The Stimming Pool, 2025(Film still)
The Neurocultures Collective and Steven Eastwood: co-creators of The Stimming Pool
The Stimming Pool isn’t just like nothing you’ve seen before – it’s like multiple films you haven’t seen before. Directed by the Neurocultures Collective (Sam Chown-Ahern, Georgia Bradburn, Benjamin Brown, Robin Elliott-Knowles, Lucy Walker) and Steven Eastwood, the hybrid movie is almost unclassifiable. Neither fiction nor documentary, it’s a collection of overlapping stories that reveal what the filmmakers call “autistic cinema”. In one section, red dots and lines reveal where a neurodivergent woman’s eyes are focusing; in another, a zombie horror is drawn and later animated. Bringing it all together is a climax with the young artists in an empty pool, stimming while a roaming camera captures their creative energies.
“We wanted to feel free to experiment and try to do something on our own terms, differently with the medium,” says Eastwood. “It’s not just the stories – it’s the form the stories take. Often the form constrains the story. We wanted to break that.” Likewise, Chown-Ahern notes, “It’s so unusual, and it goes to so many different spaces. Because it’s been made by five neurodivergent autistic people, the beauty is that we all bring our own experiences of being autistic and our film knowledge.” Brown adds, “It’s not about autism; it’s about different ways of living in the world.”

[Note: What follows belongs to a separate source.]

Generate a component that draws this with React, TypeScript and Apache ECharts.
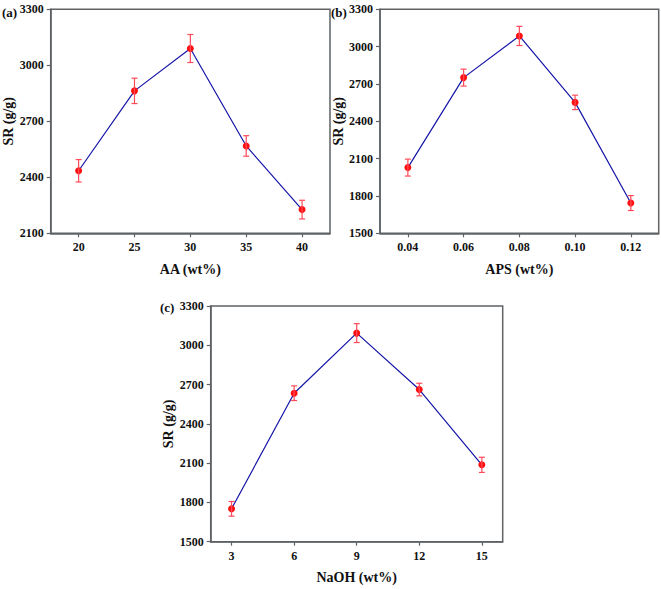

As for winning the award, Elliott-Knowles says, “It’s great that we’re being recognised for our message that we’re trying to get across.” Bradburn points out that The Stimming Pool “doesn’t make sense in a chronological, narrative way” – rather, it’s a sensory experience that plunges the audience into a world they might not understand. “This is a question we ask ourselves as autistic people all the time,” says Bradburn. “How are we supposed to exist in this world that isn’t built for us?”